Brazil to reconstruct its fire-ravaged National Museum

Brasilia, Sep 4 (IANS) Brazil has begun the process of rebuilding the National Museum of Rio de Janeiro after an inferno gutted its 200-year-old largest cultural and historical institution.

At least 90 per cent of 20 million artifacts that were housed there have been destroyed, Efe news reported.

Education Minister Rossieli Soares and Culture Minister Sergio Sa Leitao announced at a press conference on Monday that the reconstruction will begin with an immediate budget of around $2.4 million.

In the second phase, additional sum will be allocated for an executive reconstruction project which is yet to be defined. The project will also be supported by the Unesco.

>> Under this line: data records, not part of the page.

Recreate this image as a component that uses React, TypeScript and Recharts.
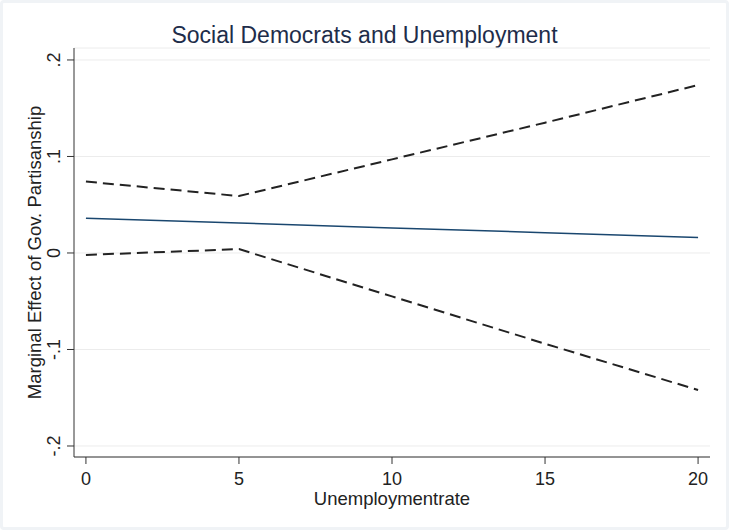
import { CartesianGrid, Label, Line, LineChart, XAxis, YAxis } from 'recharts'

const unemployment = [0, 5, 10, 15, 20]
const marginalEffect = [0.036, 0.031, 0.026, 0.021, 0.016]
const upperBound = [0.074, 0.059, 0.097, 0.135, 0.174]
const lowerBound = [-0.002, 0.004, -0.045, -0.094, -0.142]

const xTicks = [0, 5, 10, 15, 20]
const yTicks = [-0.2, -0.1, 0, 0.1, 0.2]

const data = unemployment.map((u, i) => ({
  u,
  effect: marginalEffect[i],
  upper: upperBound[i],
  lower: lowerBound[i],
}))

const FONT = '"Liberation Sans", Arial, sans-serif'

const fmtY = (v: number) => {
  if (v === 0) return '0'
  return v.toFixed(1).replace('0.', '.')
}

const YTick = (props: any) => {
  const { x, y, payload } = props
  const bx = x - 5
  return (
    <text
      x={bx}
      y={y}
      transform={`rotate(-90, ${bx}, ${y})`}
      textAnchor="middle"
      fontSize={18}
      fontFamily={FONT}
      fill="#222"
    >
      {fmtY(payload.value)}
    </text>
  )
}

export default function App() {
  return (
    <div
      style={{
        position: 'absolute',
        left: 0,
        top: 0,
        width: 729,
        height: 530,
        background: '#fff',
        boxSizing: 'border-box',
        border: '3px solid #f0f3f6',
        borderRadius: 4,
      }}
    >
      <div
        style={{
          position: 'absolute',
          left: -3,
          top: 19,
          width: 729,
          textAlign: 'center',
          fontFamily: FONT,
          fontSize: 23,
          color: '#1e2d4a',
        }}
      >
        Social Democrats and Unemployment
      </div>
      <div style={{ position: 'absolute', left: -3, top: -3 }}>
        <LineChart
          width={729}
          height={530}
          data={data}
          margin={{ top: 48, right: 19, bottom: 33, left: 0 }}
        >
          <CartesianGrid vertical={false} stroke="#ececec" strokeWidth={1} />
          <XAxis
            dataKey="u"
            type="number"
            domain={[-0.39, 20.39]}
            ticks={xTicks}
            height={40}
            tickSize={7}
            stroke="#333"
            tick={{ fontSize: 18, fontFamily: FONT, fill: '#222' }}
            tickMargin={8}
          >
            <Label
              value="Unemploymentrate"
              content={(p: any) => {
                const vb = p.viewBox
                return (
                  <text
                    x={vb.x + vb.width / 2}
                    y={505}
                    textAnchor="middle"
                    fontSize={18.5}
                    fontFamily={FONT}
                    fill="#222"
                  >
                    Unemploymentrate
                  </text>
                )
              }}
            />
          </XAxis>
          <YAxis
            type="number"
            domain={[-0.2114, 0.2124]}
            ticks={yTicks}
            width={74}
            tickSize={7}
            stroke="#333"
            tick={<YTick />}
            allowDataOverflow
          >
            <Label
              value="Marginal Effect of Gov. Partisanship"
              content={(p: any) => {
                const vb = p.viewBox
                const cx = 41
                const cy = vb.y + vb.height / 2
                return (
                  <text
                    x={cx}
                    y={cy}
                    transform={`rotate(-90, ${cx}, ${cy})`}
                    textAnchor="middle"
                    fontSize={18.5}
                    fontFamily={FONT}
                    fill="#222"
                  >
                    Marginal Effect of Gov. Partisanship
                  </text>
                )
              }}
            />
          </YAxis>
          <Line
            dataKey="upper"
            stroke="#222"
            strokeWidth={2}
            strokeDasharray="11 6"
            dot={false}
            isAnimationActive={false}
          />
          <Line
            dataKey="lower"
            stroke="#222"
            strokeWidth={2}
            strokeDasharray="11 6"
            dot={false}
            isAnimationActive={false}
          />
          <Line
            dataKey="effect"
            stroke="#1a476f"
            strokeWidth={1.5}
            dot={false}
            isAnimationActive={false}
          />
        </LineChart>
      </div>
    </div>
  )
}
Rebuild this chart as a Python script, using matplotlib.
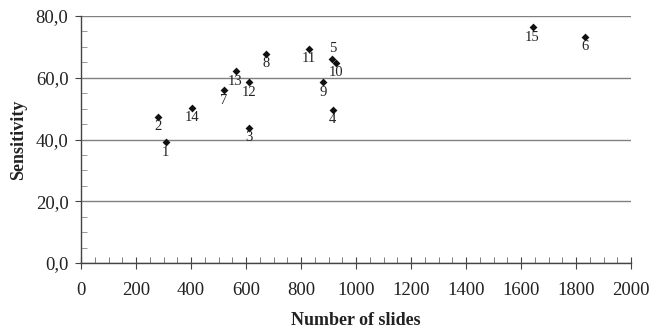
import matplotlib
matplotlib.use("Agg")
import matplotlib.pyplot as plt
from matplotlib.ticker import MultipleLocator, FuncFormatter

slides = [308, 281, 611, 915, 914, 1834, 519, 674, 881, 926, 828, 611, 562, 402, 1642]
sensitivity = [39.1, 47.4, 43.8, 49.6, 66.0, 73.3, 55.9, 67.7, 58.6, 64.9, 69.4, 58.6, 62.1, 50.3, 76.3]
labels = ["1", "2", "3", "4", "5", "6", "7", "8", "9", "10", "11", "12", "13", "14", "15"]
above = ["5"]

plt.rcParams['font.family'] = ['Liberation Serif', 'DejaVu Serif']

fig = plt.figure(figsize=(6.52, 3.30), dpi=100)
ax = fig.add_axes([81/652, 67/330, 550/652, 247/330])

ax.scatter(slides, sensitivity, marker='D', s=16, color='#111111', zorder=3, linewidths=0)
for x, y, lab in zip(slides, sensitivity, labels):
    dy = 11 if lab in above else -10
    ax.annotate(lab, (x, y), xytext=(0, dy), textcoords='offset pixels',
                ha='center', va='center', fontsize=10.5, color='#222222')

ax.set_xlim(0, 2000)
ax.set_ylim(0, 80)
ax.xaxis.set_major_locator(MultipleLocator(200))
ax.xaxis.set_minor_locator(MultipleLocator(50))
ax.yaxis.set_major_locator(MultipleLocator(20))
ax.yaxis.set_minor_locator(MultipleLocator(5))
ax.yaxis.set_major_formatter(FuncFormatter(lambda v, p: f"{v:.1f}".replace('.', ',')))

ax.grid(axis='y', which='major', color='#808080', linewidth=1.0)
ax.set_axisbelow(True)
for s in ['top', 'right']:
    ax.spines[s].set_visible(False)
for s in ['left', 'bottom']:
    ax.spines[s].set_color('#444444')
    ax.spines[s].set_linewidth(1.0)

ax.tick_params(axis='x', which='major', direction='inout', length=8, color='#444444',
               labelsize=13.5, labelcolor='#222222', pad=10)
ax.tick_params(axis='x', which='minor', direction='in', length=4, color='#666666')
ax.tick_params(axis='y', which='major', direction='out', length=4, color='#444444',
               labelsize=13.5, labelcolor='#222222', pad=5)
ax.tick_params(axis='y', which='minor', direction='in', length=4, color='#888888')

ax.set_xlabel("Number of slides", fontsize=13, fontweight='bold', color='#222222', labelpad=9)
ax.set_ylabel("Sensitivity", fontsize=13, fontweight='bold', color='#222222', labelpad=6)

fig.savefig("out.png", dpi=100)
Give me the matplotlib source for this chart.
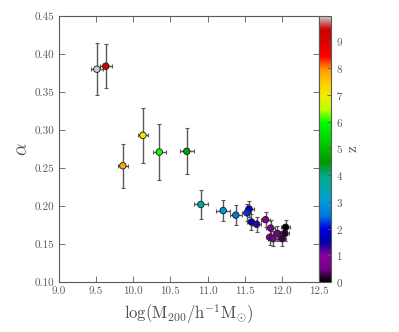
import matplotlib
matplotlib.use("Agg")
import matplotlib.pyplot as plt
import numpy as np

plt.rcParams['font.family'] = 'serif'
plt.rcParams['font.serif'] = ['cmr10']
plt.rcParams['mathtext.fontset'] = 'cm'
plt.rcParams['axes.unicode_minus'] = False
plt.rcParams['axes.formatter.use_mathtext'] = True

# data
logM = [9.51, 9.63, 9.86, 10.13, 10.35, 10.72, 10.91, 11.21, 11.38, 11.56, 11.53,
        11.59, 11.66, 11.78, 11.85, 11.84, 11.88, 11.94, 12.00, 12.04, 12.05]
alpha = [0.380, 0.384, 0.253, 0.293, 0.271, 0.272, 0.202, 0.194, 0.188, 0.196, 0.191,
         0.179, 0.176, 0.182, 0.171, 0.159, 0.157, 0.164, 0.157, 0.164, 0.172]
redshift = [9.95, 9.0, 7.8, 7.1, 6.0, 4.6, 3.7, 3.0, 2.6, 2.0, 2.2,
            1.6, 1.3, 1.0, 0.9, 0.8, 0.7, 0.5, 0.3, 0.2, 0.0]
logM_err = [0.08, 0.077, 0.067, 0.07, 0.09, 0.094, 0.09, 0.09, 0.08, 0.06, 0.06,
            0.06, 0.06, 0.06, 0.06, 0.06, 0.06, 0.06, 0.06, 0.06, 0.06]
alpha_err = [0.034, 0.029, 0.029, 0.036, 0.037, 0.030, 0.019, 0.014, 0.013, 0.011, 0.011,
             0.010, 0.010, 0.010, 0.010, 0.010, 0.010, 0.010, 0.010, 0.010, 0.010]
cbar_ticks = list(range(10))

fig = plt.figure(figsize=(3.99, 3.32), dpi=100)
ax = fig.add_axes([59/399, 1-282/332, 260/399, 266/332])
cax = fig.add_axes([319/399, 1-282/332, 12/399, 266/332])

ax.errorbar(logM, alpha, xerr=logM_err, yerr=alpha_err, fmt='none',
            ecolor='0.35', elinewidth=1.0, capsize=1.5, capthick=0.8, zorder=1)
sc = ax.scatter(logM, alpha, c=redshift, cmap='nipy_spectral', vmin=0, vmax=9.95,
                s=22, edgecolors='0.1', linewidths=0.6, zorder=2)

ax.set_xlim(9.0, 12.5)
ax.set_ylim(0.10, 0.45)
ax.set_xticks(np.arange(9.0, 12.51, 0.5))
ax.set_yticks(np.arange(0.10, 0.451, 0.05))
ax.set_xticklabels(['%.1f' % v for v in np.arange(9.0, 12.51, 0.5)])
ax.set_yticklabels(['%.2f' % v for v in np.arange(0.10, 0.451, 0.05)])
ax.tick_params(direction='in', top=True, right=True, labelsize=8,
               labelcolor='0.35', color='0.35', length=4, width=0.6)
for s in ax.spines.values():
    s.set_color('0.35')
    s.set_linewidth(0.8)

ax.set_xlabel(r'$\log(\mathrm{M}_{200}/\mathrm{h}^{-1}\mathrm{M}_{\odot})$', fontsize=12, color='0.3', labelpad=4)
ax.set_ylabel(r'$\alpha$', fontsize=14, color='0.3', labelpad=2)

cb = fig.colorbar(sc, cax=cax, ticks=cbar_ticks)
cb.outline.set_edgecolor('0.35')
cb.outline.set_linewidth(0.8)
cax.tick_params(direction='in', labelsize=8, labelcolor='0.35', color='0.35', length=3, width=0.6)
cb.set_label('z', fontsize=11, color='0.3', labelpad=2)

fig.savefig('out.png', dpi=100)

Standing in front of the ravaged facade of the building the ministers guaranteed that steps will be taken to ensure safety in future.

There were huge protests over the abandonment of the institution by the government. Officials also expressed fury over the lack of resources for the museum's maintenance a fact they had been criticizing for years.

Brazilian President Michel Temer has announced that, for the third phase, he has convinced a series of public and private financial entities to contribute to a fund which would be used to acquire the new collection.

Only the zoology collection in the museum's library, the herbarium and some other ceramic and mineral artifacts, which were housed in a different building, survived the fire.

The most important piece of the remaining collection is the Bendego meteorite - weighing over 5.6 tons - the largest meteorite ever found in Brazil.

Among the greatest losses are Luzia, a 12,000-year-old skeleton considered South America's oldest human remains; a set of Egyptian mummies bought by the Emperor Pedro I, one of the largest collection of dinosaur fossils in Latin America and a collection of Greco-Roman art brought to Brazil by Empress Teresa Cristina.